:: Dataset records

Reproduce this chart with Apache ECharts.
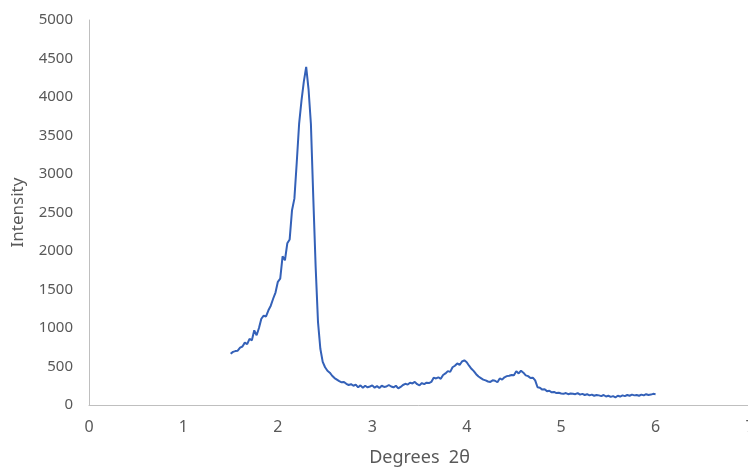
<!DOCTYPE html>
<html>
<head>
    <meta charset="utf-8">
    <title>XRD pattern</title>
    <script src="https://cdn.jsdelivr.net/npm/echarts@6/dist/echarts.min.js"></script>
    <style>
        html, body { margin: 0; padding: 0; background: #fff; }
        #main { width: 748px; height: 467px; }
    </style>
</head>
<body>
<div id="main"></div>
<script type="text/javascript">
    // values (degrees 2theta vs intensity)
    var degrees = [
        1.500, 1.525, 1.550, 1.575, 1.600, 1.625, 1.650, 1.675, 1.700, 1.725,
        1.750, 1.775, 1.800, 1.825, 1.850, 1.875, 1.900, 1.925, 1.950, 1.975,
        2.000, 2.025, 2.050, 2.075, 2.100, 2.125, 2.150, 2.175, 2.200, 2.225,
        2.250, 2.275, 2.300, 2.325, 2.350, 2.375, 2.400, 2.425, 2.450, 2.475,
        2.500, 2.525, 2.550, 2.575, 2.600, 2.625, 2.650, 2.675, 2.700, 2.725,
        2.750, 2.775, 2.800, 2.825, 2.850, 2.875, 2.900, 2.925, 2.950, 2.975,
        3.000, 3.025, 3.050, 3.075, 3.100, 3.125, 3.150, 3.175, 3.200, 3.225,
        3.250, 3.275, 3.300, 3.325, 3.350, 3.375, 3.400, 3.425, 3.450, 3.475,
        3.500, 3.525, 3.550, 3.575, 3.600, 3.625, 3.650, 3.675, 3.700, 3.725,
        3.750, 3.775, 3.800, 3.825, 3.850, 3.875, 3.900, 3.925, 3.950, 3.975,
        4.000, 4.025, 4.050, 4.075, 4.100, 4.125, 4.150, 4.175, 4.200, 4.225,
        4.250, 4.275, 4.300, 4.325, 4.350, 4.375, 4.400, 4.425, 4.450, 4.475,
        4.500, 4.525, 4.550, 4.575, 4.600, 4.625, 4.650, 4.675, 4.700, 4.725,
        4.750, 4.775, 4.800, 4.825, 4.850, 4.875, 4.900, 4.925, 4.950, 4.975,
        5.000, 5.025, 5.050, 5.075, 5.100, 5.125, 5.150, 5.175, 5.200, 5.225,
        5.250, 5.275, 5.300, 5.325, 5.350, 5.375, 5.400, 5.425, 5.450, 5.475,
        5.500, 5.525, 5.550, 5.575, 5.600, 5.625, 5.650, 5.675, 5.700, 5.725,
        5.750, 5.775, 5.800, 5.825, 5.850, 5.875, 5.900, 5.925, 5.950, 5.975,
        6.000
    ];
    var intensity = [
        665, 690, 700, 705, 745, 760, 810, 790, 860, 840,
        970, 905, 1000, 1120, 1160, 1150, 1230, 1290, 1380, 1460,
        1600, 1640, 1930, 1880, 2100, 2150, 2530, 2680, 3150, 3650,
        3950, 4200, 4390, 4100, 3650, 2700, 1800, 1080, 730, 560,
        490, 445, 420, 380, 350, 330, 310, 295, 300, 275,
        260, 270, 250, 265, 230, 255, 225, 250, 230, 240,
        255, 225, 245, 220, 250, 235, 240, 260, 240, 230,
        250, 215, 235, 260, 275, 265, 290, 280, 300, 270,
        255, 285, 270, 290, 285, 300, 355, 345, 360, 340,
        390, 410, 440, 430, 490, 510, 540, 520, 565, 580,
        555, 510, 470, 440, 400, 370, 350, 330, 320, 305,
        300, 320, 315, 295, 345, 330, 360, 375, 380, 390,
        385, 440, 410, 445, 420, 385, 375, 350, 355, 320,
        230, 225, 200, 205, 180, 185, 165, 170, 155, 160,
        150, 145, 155, 140, 150, 145, 140, 155, 135, 145,
        130, 140, 125, 135, 120, 130, 125, 115, 130, 110,
        120, 105, 115, 100, 120, 110, 125, 115, 130, 120,
        135, 125, 130, 120, 135, 125, 140, 130, 135, 145,
        140
    ];
    var yTicks = [0, 500, 1000, 1500, 2000, 2500, 3000, 3500, 4000, 4500, 5000];

    var points = degrees.map(function (d, i) { return [d, intensity[i]]; });

    var chart = echarts.init(document.getElementById('main'));
    var labelFont = 'Noto Sans';
    var option = {
        animation: false,
        grid: {
            left: 89,
            top: 20,
            width: 661,
            height: 385,
            outerBoundsMode: 'none'
        },
        xAxis: {
            type: 'value',
            min: 0,
            max: 7,
            interval: 1,
            name: 'Degrees  2θ',
            nameLocation: 'middle',
            nameGap: 44,
            nameTextStyle: { color: '#595959', fontSize: 18, fontFamily: labelFont },
            axisLine: { show: true, lineStyle: { color: '#bfbfbf', width: 1 } },
            axisTick: { show: false },
            splitLine: { show: false },
            axisLabel: {
                color: '#595959',
                fontSize: 16,
                fontFamily: labelFont,
                margin: 14
            }
        },
        yAxis: {
            type: 'value',
            min: yTicks[0],
            max: yTicks[yTicks.length - 1],
            interval: 500,
            name: 'Intensity',
            nameLocation: 'middle',
            nameGap: 62,
            nameRotate: 90,
            nameTextStyle: { color: '#595959', fontSize: 17, fontFamily: labelFont },
            axisLine: { show: true, lineStyle: { color: '#bfbfbf', width: 1 } },
            axisTick: { show: false },
            splitLine: { show: false },
            axisLabel: {
                color: '#595959',
                fontSize: 15,
                fontFamily: labelFont,
                margin: 16,
                formatter: function (v) { return String(v); }
            }
        },
        series: [
            {
                type: 'line',
                data: points,
                showSymbol: false,
                smooth: false,
                lineStyle: { color: '#3461b8', width: 2 }
            }
        ]
    };
    chart.setOption(option);
</script>
</body>
</html>
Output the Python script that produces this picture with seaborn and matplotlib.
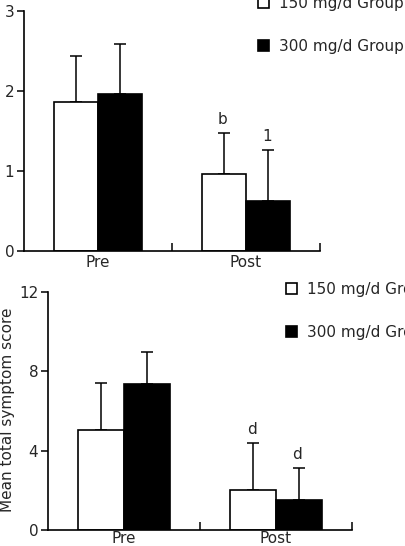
import matplotlib
matplotlib.use("Agg")
import matplotlib.pyplot as plt
import seaborn as sns
import pandas as pd
from matplotlib.ticker import FixedLocator

sns.set_style("white")
plt.rcParams['font.family'] = ['DejaVu Sans']

periods = ["Pre", "Post"]
groups = ["150 mg/d Group", "300 mg/d Group"]

# top panel
top_150 = [1.86, 0.96]
top_300 = [1.96, 0.63]
top_150_err = [0.58, 0.51]
top_300_err = [0.63, 0.63]
top_150_marks = ["", "b"]
top_300_marks = ["", "1"]
top_yticks = [0, 1, 2, 3]

# bottom panel
bot_150 = [5.06, 2.04]
bot_300 = [7.34, 1.52]
bot_150_err = [2.34, 2.36]
bot_300_err = [1.64, 1.60]
bot_150_marks = ["", "d"]
bot_300_marks = ["", "d"]
bot_yticks = [0, 4, 8, 12]

ylabel_bottom = "Mean total symptom score"

W, H = 405, 546
fig = plt.figure(figsize=(W / 100, H / 100), dpi=100)


def px_rect(left, right, y0, ytop):
    return [left / W, 1 - y0 / H, (right - left) / W, (y0 - ytop) / H]


def panel(ax, v150, v300, e150, e300, m150, m300, yticks, ymax, legend_anchor, xpad):
    df = pd.DataFrame({
        "period": periods * 2,
        "group": [groups[0]] * 2 + [groups[1]] * 2,
        "value": list(v150) + list(v300),
    })
    sns.barplot(data=df, x="period", y="value", hue="group", order=periods,
                hue_order=groups, palette={groups[0]: "white", groups[1]: "black"},
                edgecolor="black", linewidth=1.2, width=0.6, gap=0,
                errorbar=None, ax=ax, legend=True, zorder=2)
    errs = [e150, e300]
    marks = [m150, m300]
    vals = [v150, v300]
    bar_conts = list(ax.containers)
    for ci, cont in enumerate(bar_conts):
        xs = [p.get_x() + p.get_width() / 2 for p in cont.patches]
        ax.errorbar(xs, vals[ci], yerr=[[0] * len(xs), errs[ci]], fmt="none",
                    ecolor="black", elinewidth=1.1, capsize=4.5, capthick=1.1, zorder=1)
        for x, v, e, m in zip(xs, vals[ci], errs[ci], marks[ci]):
            if m:
                ax.text(x - 0.01, v + e + ymax * 0.025, m, ha="center", va="bottom",
                        fontsize=11)
    ax.set_xlim(-0.5, 1.5)
    ax.set_ylim(0, ymax)
    ax.set_yticks(yticks)
    ax.set_yticklabels([str(t) for t in yticks], fontsize=11)
    ax.set_xlabel("")
    ax.set_ylabel("")
    ax.xaxis.set_minor_locator(FixedLocator([0.5, 1.5]))
    ax.tick_params(axis="x", which="major", length=0, labelsize=11, pad=xpad)
    ax.tick_params(axis="x", which="minor", direction="in", length=6, width=1.1,
                   bottom=True, color="black")
    ax.tick_params(axis="y", which="major", direction="out", length=5, width=1.1,
                   left=True, color="black", pad=2)
    for s in ["top", "right"]:
        ax.spines[s].set_visible(False)
    for s in ["left", "bottom"]:
        ax.spines[s].set_color("black")
        ax.spines[s].set_linewidth(1.2)
    handles, labels = ax.get_legend_handles_labels()
    if ax.get_legend() is not None:
        ax.get_legend().remove()
    fig.legend(handles, labels, loc="center left", bbox_to_anchor=legend_anchor,
               bbox_transform=fig.transFigure, frameon=False, fontsize=11,
               handlelength=0.75, handleheight=0.75, handletextpad=0.6,
               labelspacing=1.85, borderpad=0, borderaxespad=0)


ax1 = fig.add_axes(px_rect(24, 320, 251, 11))
panel(ax1, top_150, top_300, top_150_err, top_300_err, top_150_marks, top_300_marks,
      top_yticks, 3, (258 / W, 1 - 25 / H), 3)

ax2 = fig.add_axes(px_rect(48, 352, 530, 292))
panel(ax2, bot_150, bot_300, bot_150_err, bot_300_err, bot_150_marks, bot_300_marks,
      bot_yticks, 12, (286 / W, 1 - 311 / H), 0.5)

fig.text(7.5 / W, 1 - 410 / H, ylabel_bottom, rotation=90, ha="center", va="center",
         fontsize=11)

fig.savefig("out.png", dpi=100)
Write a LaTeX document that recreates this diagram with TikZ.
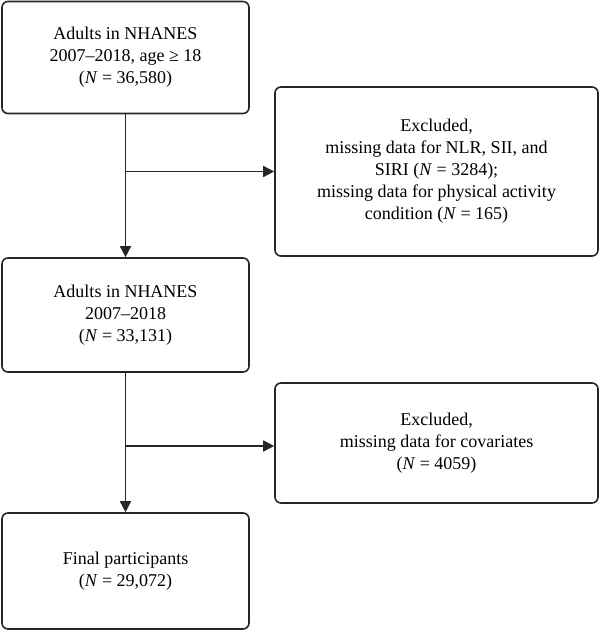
\documentclass[tikz,border=0pt]{standalone}
\usepackage{fontspec}
\setmainfont{Liberation Serif}
\usetikzlibrary{arrows.meta}
\begin{document}
\begin{tikzpicture}[x=1pt,y=-1pt,
  flowbox/.style={draw=black!85,line width=1.6pt,rounded corners=6pt,
    align=center,inner sep=0pt,font=\fontsize{18}{22}\selectfont},
  conn/.style={draw=black!85,line width=1.5pt},
  arr/.style={conn,-{Triangle[length=11pt,width=11pt]}}]
\useasboundingbox (0,0) rectangle (600,631);
\node[flowbox,minimum width=247pt,minimum height=112pt] (b1) at (125.5,57.5)
  {Adults in NHANES\\2007–2018, age ≥ 18\\(\textit{N} = 36,580)};
\node[flowbox,minimum width=323pt,minimum height=169pt] (b2) at (436.5,171.5)
  {Excluded,\\missing data for NLR, SII, and\\SIRI (\textit{N} = 3284);\\missing data for physical activity\\condition (\textit{N} = 165)};
\node[flowbox,minimum width=247pt,minimum height=114pt] (b3) at (125.5,315)
  {Adults in NHANES\\2007–2018\\(\textit{N} = 33,131)};
\node[flowbox,minimum width=323pt,minimum height=120pt] (b4) at (436.5,443)
  {\raisebox{6pt}{\begin{tabular}{@{}c@{}}Excluded,\\missing data for covariates\\(\textit{N} = 4059)\end{tabular}}};
\node[flowbox,minimum width=247pt,minimum height=116pt] (b5) at (125.5,571)
  {Final participants\\(\textit{N} = 29,072)};
\coordinate (j1) at (b1.south |- b2.west);
\coordinate (j2) at (125.5,446);
\draw[arr] (b1.south) -- (b3.north);
\draw[arr] (j1) -- (b2.west);
\draw[arr] (b3.south) -- (b5.north);
\draw[arr] (j2) -- (b4.west |- j2);
\end{tikzpicture}
\end{document}
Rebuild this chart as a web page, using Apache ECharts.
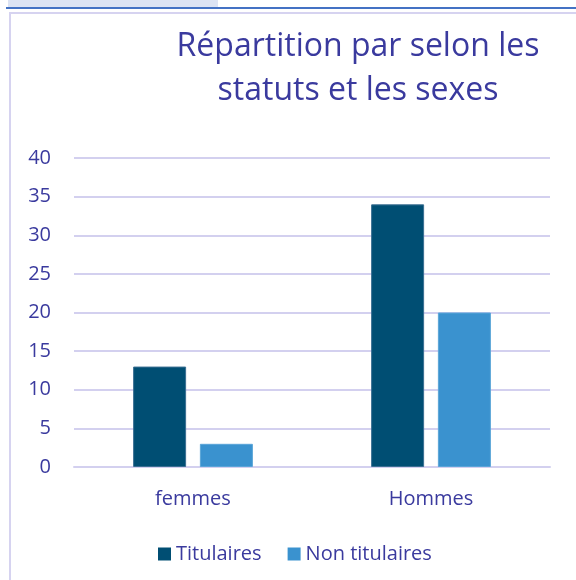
<!DOCTYPE html>
<html lang="fr">
<head>
  <meta charset="UTF-8">
  <title>Répartition par selon les statuts et les sexes</title>
  <script src="https://cdn.jsdelivr.net/npm/echarts@6/dist/echarts.min.js"></script>
  <style>
    html, body { margin: 0; padding: 0; background: #fff; }
  </style>
</head>
<body>
<div id="main" style="width: 576px;height:580px;"></div>
<script type="text/javascript">
  // données
  var categories = ['femmes', 'Hommes'];
  var titulaires = [13, 34];
  var nonTitulaires = [3, 20];
  var seriesNames = ['Titulaires', 'Non titulaires'];

  var textColor = '#3a3a9e';
  var gridColor = '#d3d0ef';

  var myChart = echarts.init(document.getElementById('main'));
  myChart.setOption({
    animation: false,
    textStyle: { fontFamily: 'Open Sans' },
    title: {
      text: 'Répartition par selon les\nstatuts et les sexes',
      left: 353,
      top: 20,
      textAlign: 'center',
      textStyle: {
        color: textColor,
        fontSize: 32,
        fontWeight: 'normal',
        lineHeight: 44,
        fontFamily: 'Open Sans'
      }
    },
    graphic: [
      // bandeau et bordures autour du graphique
      { type: 'rect', shape: { x: 8, y: 0, width: 210, height: 7 }, style: { fill: '#dce3f3' } },
      { type: 'rect', shape: { x: 6, y: 7, width: 570, height: 2 }, style: { fill: '#4472c4' } },
      { type: 'rect', shape: { x: 9, y: 12, width: 567, height: 2 }, style: { fill: '#d6d3f0' } },
      { type: 'rect', shape: { x: 9, y: 12, width: 2, height: 568 }, style: { fill: '#d6d3f0' } }
    ],
    legend: {
      data: seriesNames,
      left: 153,
      top: 539,
      icon: 'rect',
      itemWidth: 13,
      itemHeight: 13,
      itemGap: 26,
      itemStyle: { borderWidth: 0 },
      textStyle: { color: textColor, fontSize: 20, fontFamily: 'Open Sans' }
    },
    grid: { left: 74, right: 26, top: 158, bottom: 113 },
    xAxis: {
      type: 'category',
      data: categories,
      axisLine: { lineStyle: { color: gridColor, width: 2 } },
      axisTick: { show: false },
      axisLabel: { color: textColor, fontSize: 20, margin: 22 }
    },
    yAxis: {
      type: 'value',
      min: 0,
      max: 40,
      interval: 5,
      axisLine: { show: false },
      axisTick: { show: false },
      axisLabel: { color: textColor, fontSize: 20, margin: 23 },
      splitLine: { lineStyle: { color: gridColor, width: 2 } }
    },
    series: [
      {
        name: seriesNames[0],
        type: 'bar',
        data: titulaires,
        barWidth: 53,
        barGap: '26%',
        itemStyle: { color: '#004e73', borderColor: '#3a6f92', borderWidth: 1 }
      },
      {
        name: seriesNames[1],
        type: 'bar',
        data: nonTitulaires,
        barWidth: 53,
        itemStyle: { color: '#3a92cf', borderColor: '#5aa5d8', borderWidth: 1 }
      }
    ]
  });
</script>
</body>
</html>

::::

◆ What needs to be done ◆
Report how many lines of the listing hold the word "matplotlib", with nothing but the number.

◆ Written answer ◆
5